Patrons’ appetite to eat out drops


By BARRIE MCKENNA

Casual dining restaurants with meals priced between $10 and $20 were hit the hardest.

WASHINGTON — Tysons Corner in Virginia is typical of upscale, inner-suburb shopping hubs found in many North American cities.

Sitting conveniently outside the busy Beltway, which rings Washington, it’s home to office towers, apartments, strip malls and a large regional shopping center.

If you’re hungry, you can pick from more than 70 eateries within a half-mile radius, including several Starbucks, three McDonald’s, two KFCs and other culinary offerings — from pricey steakhouses to pizza joints.

But the American appetite for eating out has diminished as the economy has slowed, leaving the restaurant industry feeling bloated after a long expansion binge. Now, the inevitable purging has begun as high gas prices, tumbling home values and food inflation force consumers to stay home or find cheaper alternatives.

Four major U.S. restaurant chains have filed for bankruptcy protection this year, including a unit of Metromedia Restaurant Group, parent of the famed Bennigan’s and Steak and Ale chains. And experts predict it’s only the first course of a major industry cleanup that could stretch well into next year and see thousands of restaurants shuttered and tens of thousands of jobs lost.

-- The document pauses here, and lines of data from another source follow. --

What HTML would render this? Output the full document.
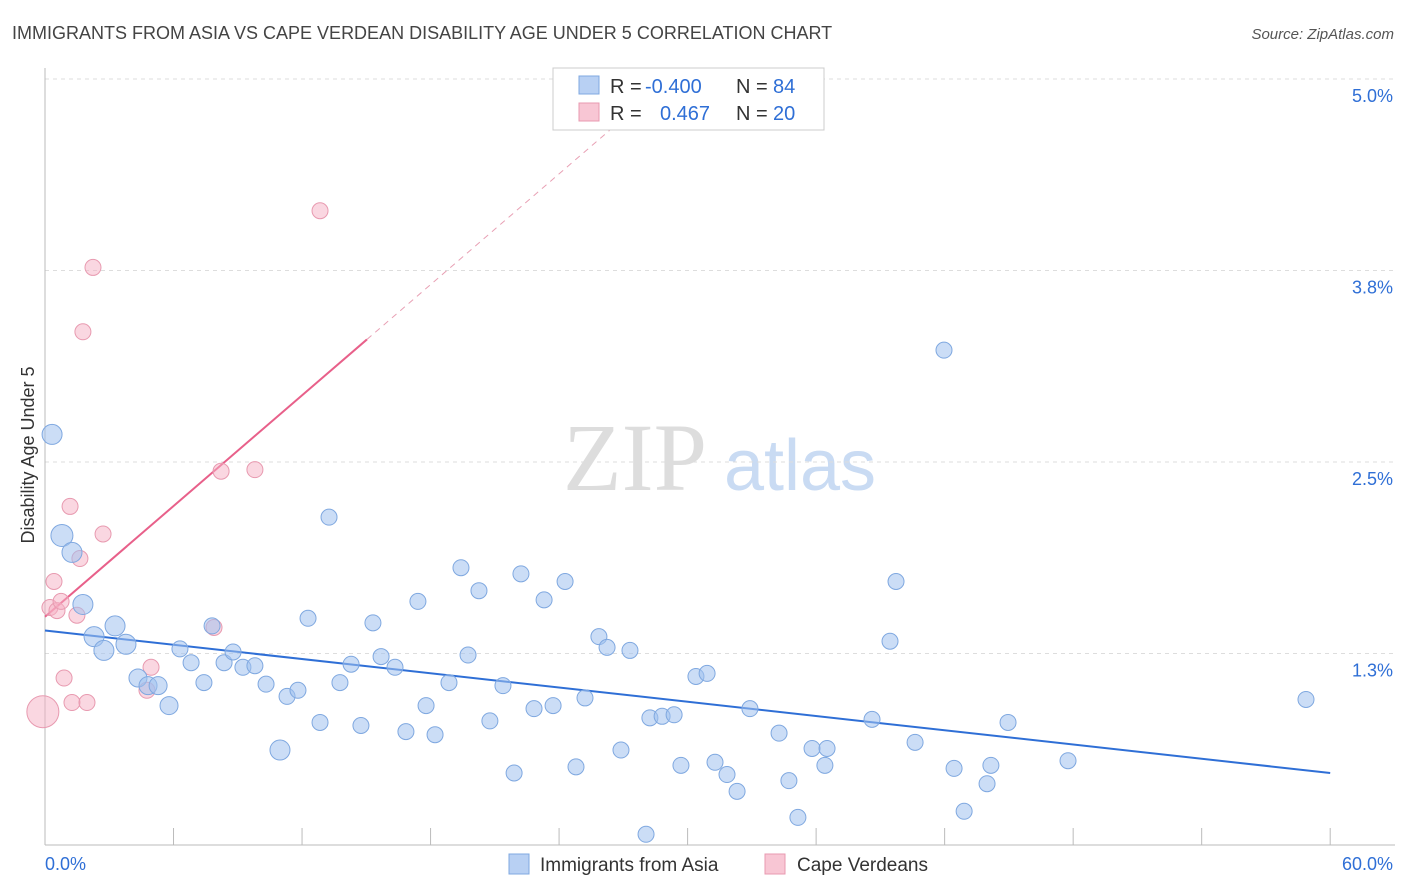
<!DOCTYPE html>
<html><head><meta charset="utf-8"><style>
body{margin:0;background:#fff;font-family:"Liberation Sans",sans-serif;}
svg{display:block}
</style></head><body>
<svg id="chart" width="1406" height="892">
<text x="12" y="39" font-size="18" fill="#444">IMMIGRANTS FROM ASIA VS CAPE VERDEAN DISABILITY AGE UNDER 5 CORRELATION CHART</text>
<text x="1394" y="39" font-size="15" fill="#555" text-anchor="end" font-style="italic">Source: ZipAtlas.com</text>
<text x="34" y="455" font-size="18" fill="#333" text-anchor="middle" transform="rotate(-90 34 455)">Disability Age Under 5</text>
<g id="watermark">
<text x="635" y="490" font-size="96" fill="#ddd" font-family="Liberation Serif,serif" text-anchor="middle">ZIP</text>
<text x="800" y="490" font-size="72" fill="#c9dbf3" text-anchor="middle">atlas</text>
</g>
<g id="grid"></g><g id="axes"></g><g id="trend"></g><g id="pts"></g>
<g>
<rect x="553" y="68" width="271" height="62" fill="#fff" stroke="#ccc"/>
<rect x="579" y="76" width="20" height="18" fill="#b8d0f3" stroke="#7fa8e0"/>
<rect x="579" y="103" width="20" height="18" fill="#f8c6d4" stroke="#e89ab0"/>
<text x="610" y="93" font-size="20" fill="#333">R =</text>
<text x="645" y="93" font-size="20" fill="#2f6fd6">-0.400</text>
<text x="736" y="93" font-size="20" fill="#333">N =</text>
<text x="773" y="93" font-size="20" fill="#2f6fd6">84</text>
<text x="610" y="120" font-size="20" fill="#333">R =</text>
<text x="660" y="120" font-size="20" fill="#2f6fd6">0.467</text>
<text x="736" y="120" font-size="20" fill="#333">N =</text>
<text x="773" y="120" font-size="20" fill="#2f6fd6">20</text>
</g>
<g>
<rect x="509" y="854" width="20" height="20" fill="#b8d0f3" stroke="#7fa8e0"/>
<text x="540" y="871" font-size="19" fill="#333">Immigrants from Asia</text>
<rect x="765" y="854" width="20" height="20" fill="#f8c6d4" stroke="#e89ab0"/>
<text x="797" y="871" font-size="19" fill="#333">Cape Verdeans</text>
</g>
</svg>
<script>
const yTicks=[1.25,2.5,3.75,5.0];
const yTickLabels=["1.3%","2.5%","3.8%","5.0%"];
const xTicks=[0,6,12,18,24,30,36,42,48,54,60];
const blueX=[0.33,0.79,1.26,1.77,2.29,2.75,3.27,3.78,4.34,4.81,5.28,5.79,6.30,6.82,7.42,7.80,8.36,8.78,9.24,9.80,10.32,10.97,11.30,11.81,12.28,12.84,13.26,13.77,14.29,14.75,15.31,15.69,16.34,16.85,17.41,17.79,18.21,18.86,19.42,19.75,20.26,20.77,21.38,21.90,22.22,22.83,23.30,23.72,24.28,24.79,25.21,25.86,26.24,26.89,27.31,28.06,28.24,28.81,29.37,29.69,30.39,30.91,31.28,31.84,32.31,32.91,34.27,34.73,35.15,35.81,36.41,36.51,38.61,39.45,39.73,40.62,41.97,42.44,42.91,43.98,44.16,44.96,47.76,58.87];
const blueY=[2.68,2.02,1.91,1.57,1.36,1.27,1.43,1.31,1.09,1.04,1.04,0.91,1.28,1.19,1.06,1.43,1.19,1.26,1.16,1.17,1.05,0.62,0.97,1.01,1.48,0.80,2.14,1.06,1.18,0.78,1.45,1.23,1.16,0.74,1.59,0.91,0.72,1.06,1.81,1.24,1.66,0.81,1.04,0.47,1.77,0.89,1.60,0.91,1.72,0.51,0.96,1.36,1.29,0.62,1.27,0.07,0.83,0.84,0.85,0.52,1.10,1.12,0.54,0.46,0.35,0.89,0.73,0.42,0.18,0.63,0.52,0.63,0.82,1.33,1.72,0.67,3.23,0.50,0.22,0.40,0.52,0.80,0.55,0.95];
const blueSize=[10,11,10,10,10,10,10,10,9,9,9,9,8,8,8,8,8,8,8,8,8,10];
const pinkX=[-0.1,0.23,0.42,0.56,0.75,0.89,1.17,1.26,1.49,1.63,1.77,1.96,2.24,2.71,4.76,4.95,7.89,8.22,9.80,12.84];
const pinkY=[0.87,1.55,1.72,1.53,1.59,1.09,2.21,0.93,1.50,1.87,3.35,0.93,3.77,2.03,1.01,1.16,1.42,2.44,2.45,4.14];
const pinkSize=[16];
const blueTrend=[[0,1.40],[60,0.47]];
const pinkTrend=[[0,1.49],[15.03,3.30]];
const pinkDash=[[15.03,3.30],[26.4,4.67]];
const X=v=>45+v*21.42, Y=v=>845-v*153.2;
const NS="http://www.w3.org/2000/svg";
function mk(t,a,p){const e=document.createElementNS(NS,t);for(const k in a)e.setAttribute(k,a[k]);p.appendChild(e);return e;}
const grid=document.getElementById('grid'),axes=document.getElementById('axes'),tr=document.getElementById('trend'),pts=document.getElementById('pts');
yTicks.forEach((v,i)=>{
 const l=mk('line',{x1:45,x2:1395,y1:Y(v),y2:Y(v),stroke:'#ddd','stroke-dasharray':'4 4'},grid);
 
 
 const t=mk('text',{x:1393,y:Y(v)+23,'font-size':18,fill:'#2f6fd6','text-anchor':'end'},axes);
 t.textContent=yTickLabels[i];
 
 
});
mk('line',{x1:45,x2:45,y1:68,y2:845,stroke:'#bbb'},axes);
mk('line',{x1:45,x2:1395,y1:845,y2:845,stroke:'#bbb'},axes);
xTicks.forEach(v=>{const l=mk('line',{x1:X(v),x2:X(v),y1:828,y2:845,stroke:'#bbb'},axes);
 
 });
let t=mk('text',{x:45,y:870,'font-size':18,fill:'#2f6fd6'},axes);t.textContent='0.0%';


t=mk('text',{x:1393,y:870,'font-size':18,fill:'#2f6fd6','text-anchor':'end'},axes);t.textContent='60.0%';


pinkX.forEach((x,i)=>{const c=mk('circle',{cx:X(x),cy:Y(pinkY[i]),r:pinkSize[i]||8,fill:'rgba(246,176,196,0.5)',stroke:'#e89ab0','stroke-width':1},pts);
 
 });
blueX.forEach((x,i)=>{const c=mk('circle',{cx:X(x),cy:Y(blueY[i]),r:blueSize[i]||8,fill:'rgba(160,193,238,0.55)',stroke:'#7fa8e0','stroke-width':1},pts);
 
 });
let l=mk('line',{x1:X(blueTrend[0][0]),y1:Y(blueTrend[0][1]),x2:X(blueTrend[1][0]),y2:Y(blueTrend[1][1]),stroke:'#2f6fd6','stroke-width':2},tr);


l=mk('line',{x1:X(pinkTrend[0][0]),y1:Y(pinkTrend[0][1]),x2:X(pinkTrend[1][0]),y2:Y(pinkTrend[1][1]),stroke:'#e8608a','stroke-width':2},tr);


l=mk('line',{x1:X(pinkDash[0][0]),y1:Y(pinkDash[0][1]),x2:X(pinkDash[1][0]),y2:Y(pinkDash[1][1]),stroke:'#e8a0b4','stroke-width':1,'stroke-dasharray':'6 5'},tr);


</script>
</body></html>
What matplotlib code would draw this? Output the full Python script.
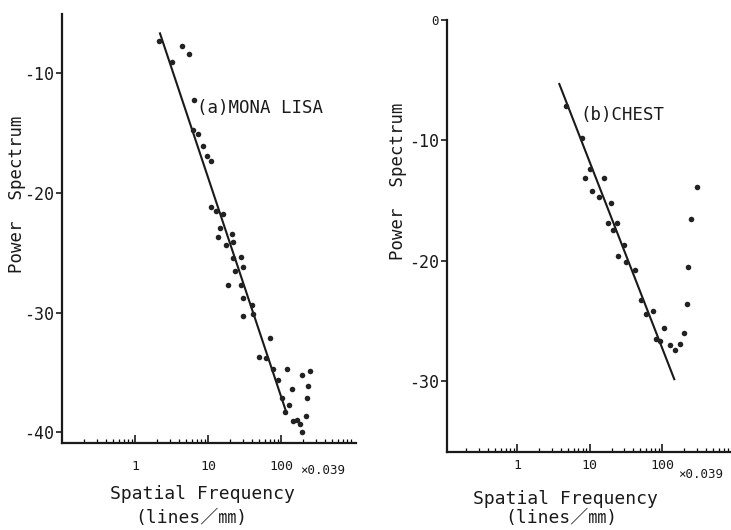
import matplotlib
matplotlib.use("Agg")
import matplotlib.pyplot as plt
from matplotlib.ticker import FixedLocator, LogLocator, NullFormatter

plt.rcParams['font.family'] = ['DejaVu Sans Mono', 'Noto Sans CJK JP']

# ---------------- data ----------------
# (a) MONA LISA
mona_x = [2.15, 3.18, 4.4, 5.55, 6.5, 6.17, 7.22, 8.46, 9.6, 10.9,
          10.9, 12.9, 16.2, 14.6, 13.7, 21.5, 17.6, 22.2, 21.8, 28.0,
          29.9, 23.4, 18.6, 28.0, 30.5, 39.7, 30.5, 40.9, 70.0, 49.5,
          62.3, 78.5, 90.1, 119.7, 103.2, 113.5, 130, 142.9, 194, 247,
          236.6, 225, 222, 147.3, 164, 183.7, 196]
mona_y = [-7.29, -9.07, -7.72, -8.42, -12.24, -14.76, -15.12, -16.09, -16.93, -17.37,
          -21.21, -21.49, -21.79, -22.91, -23.71, -23.41, -24.36, -24.08, -25.42, -25.36,
          -26.17, -26.5, -27.72, -27.67, -28.76, -29.37, -30.26, -30.12, -32.15, -33.68,
          -33.82, -34.71, -35.63, -34.73, -37.15, -38.27, -37.71, -36.38, -35.21, -34.85,
          -36.1, -37.15, -38.63, -39.02, -38.97, -39.32, -39.99]
mona_fit_x = [2.2, 119.7]
mona_fit_y = [-6.69, -38.41]

# (b) CHEST
chest_x = [4.72, 7.91, 10.1, 8.61, 15.9, 10.9, 13.3, 19.4, 17.6, 23.9,
           21.2, 29.2, 24.7, 31.9, 42.4, 50.4, 59.9, 73.6, 105.9, 81.7,
           92.7, 127.3, 150, 174.7, 198.2, 215.9, 228.6, 249, 296.6]
chest_y = [-7.14, -9.76, -12.41, -13.11, -13.16, -14.24, -14.71, -15.17, -16.84, -16.84,
           -17.46, -18.67, -19.65, -20.12, -20.79, -23.29, -24.42, -24.18, -25.64, -26.49,
           -26.65, -27.04, -27.47, -26.98, -26.04, -23.62, -20.52, -16.56, -13.88]
chest_fit_x = [3.82, 145.8]
chest_fit_y = [-5.30, -29.87]

x_ticks = [1, 10, 100]
x_tick_labels = ['1', '10', '100']
mona_yticks = [-10, -20, -30, -40]
chest_yticks = [0, -10, -20, -30]

W, H = 731, 530
fig = plt.figure(figsize=(W / 100, H / 100), dpi=100)
fig.patch.set_facecolor('white')

def px(x, y):
    return x / W, 1 - y / H

def style(ax, xlim, ylim, yticks, xpad):
    ax.set_xscale('log')
    ax.set_xlim(*xlim)
    ax.set_ylim(*ylim)
    for s in ['top', 'right']:
        ax.spines[s].set_visible(False)
    for s in ['left', 'bottom']:
        ax.spines[s].set_linewidth(1.6)
        ax.spines[s].set_color('#1a1a1a')
    ax.xaxis.set_major_locator(FixedLocator(x_ticks))
    ax.set_xticklabels(x_tick_labels)
    ax.xaxis.set_minor_locator(LogLocator(base=10, subs=range(2, 10), numticks=20))
    ax.xaxis.set_minor_formatter(NullFormatter())
    ax.tick_params(axis='x', which='major', direction='in', length=6, width=1.2,
                   pad=xpad, labelsize=9.5, colors='#1a1a1a')
    ax.tick_params(axis='x', which='minor', direction='in', length=3, width=0.9)
    ax.set_yticks(yticks)
    ax.set_yticklabels([str(v) for v in yticks])
    ax.tick_params(axis='y', direction='out', length=4, width=1.2, pad=2,
                   labelsize=12, colors='#1a1a1a')
    ax.set_facecolor('white')

# ---- left panel ----
axL = fig.add_axes([62 / W, 1 - 443 / H, 294 / W, (443 - 13.5) / H])
style(axL, (0.1, 1065), (-40.88, -5.03), mona_yticks, 12)
axL.plot(mona_fit_x, mona_fit_y, color='#1a1a1a', lw=1.5)
axL.scatter(mona_x, mona_y, s=16, color='#222222', zorder=3, linewidths=0)
fig.text(*px(197, 108), '(a)MONA LISA', fontsize=12.5, ha='left', va='center', color='#1a1a1a')

# ---- right panel ----
axR = fig.add_axes([447 / W, 1 - 452 / H, (731 - 447) / W, (452 - 20.3) / H])
style(axR, (0.109, 879), (-35.93, 0), chest_yticks, 5)
labs = axR.get_yticklabels()
labs[0].set_fontsize(9)
axR.plot(chest_fit_x, chest_fit_y, color='#1a1a1a', lw=1.5)
axR.scatter(chest_x, chest_y, s=16, color='#222222', zorder=3, linewidths=0)
fig.text(*px(580, 115), '(b)CHEST', fontsize=12.5, ha='left', va='center', color='#1a1a1a')

# ---- axis texts ----
fig.text(*px(300, 471), '×0.039', fontsize=9, ha='left', va='center', color='#1a1a1a')
fig.text(*px(678, 475), '×0.039', fontsize=9, ha='left', va='center', color='#1a1a1a')

fig.text(*px(202, 494), 'Spatial Frequency', fontsize=13, ha='center', va='center', color='#1a1a1a')
fig.text(*px(191, 518), '(lines／㎜)', fontsize=13, ha='center', va='center', color='#1a1a1a')
fig.text(*px(565, 499), 'Spatial Frequency', fontsize=13, ha='center', va='center', color='#1a1a1a')
fig.text(*px(561, 518), '(lines／㎜)', fontsize=13, ha='center', va='center', color='#1a1a1a')

fig.text(*px(17, 194), 'Power  Spectrum', fontsize=12.5, rotation=90, ha='center', va='center', color='#1a1a1a')
fig.text(*px(398, 181), 'Power  Spectrum', fontsize=12.5, rotation=90, ha='center', va='center', color='#1a1a1a')

fig.savefig('out.png', dpi=100, facecolor='white')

“Everybody has been looking for a correction in supply, and I don’t think this is the last,” warned Chuck Sonsteby, chief financial officer of Brinker International Inc. Dallas-based Brinker owns the Chili’s, On the Border and Maggiano’s chains.

The credit crunch has meant banks aren’t interested in extending credit to businesses, including restaurants, while they try to sort out their problems in bankruptcy protection, he pointed out.

The shaky economy, the credit crunch, plus soaring food and fuel prices have combined to create the worst conditions for restaurateurs since 1991, explained Darren Tristano, executive vice president of Technomic, a Chicago-based food-industry consultant.

More than a third of Americans are eating out less than they did a year ago, with most citing tight finances as the key reason, according to a recent Technomic survey.

Compounding the grim economic environment, too many U.S. cities are populated with restaurants that look the same and offer similar fare, he added. Over the past five years, the 20 largest casual-dining chains increased their number of locations by 45 percent, far exceeding demand.

“Add it up and the entire U.S. restaurant industry is likely to record its first year with no after-inflation growth since 1990, he said.

And before the year is out, Tristano said, he wouldn’t be surprised to see another three or four major chains file for bankruptcy.

“Sit-down” casual-dining restaurants, with meals priced at $10 to $20, are the worst-hit segment of the industry. Less-expensive fast-food and take-out chains have fared better as consumers stretch their dining dollars.

When business sags, the natural response for restaurants is to cut prices. But the rising cost of many key ingredients makes that option virtually impossible. So restaurants are coping by trimming serving sizes, cutting back on free items, such as bread, or simply absorbing the higher cost of supplies — for now.

Starbucks, which has routinely forced its latte aficionados to pay more, is holding off on price increases this fiscal year. And other chains, such as McDonald’s Corp., are raising prices far less than the rate of inflation on their ingredients.

Over all, menu prices are up roughly 4 percent through July of this year. But the price of ingredients is up twice that much, squeezing already tight industry margins.

Pizza chain Papa John’s International Inc. said it is subsidizing franchisees, rather than letting otherwise healthy stores fail.

“We have to be very, very careful with the natural inclination to raise prices in the face of higher commodity costs,” Papa John’s President/Chief Executive Officer Nigel Travis told analysts on a recent conference call.

Executives of OSI Restaurant Partners LLC, which owns Outback Steakhouse, Carrabba’s and Bonefish Grill, said the company will be lucky to raise prices a “nominal” 1 percent to 2 percent next year.

But that won’t be enough to offset expected ingredient cost increase of as much as 4 percent.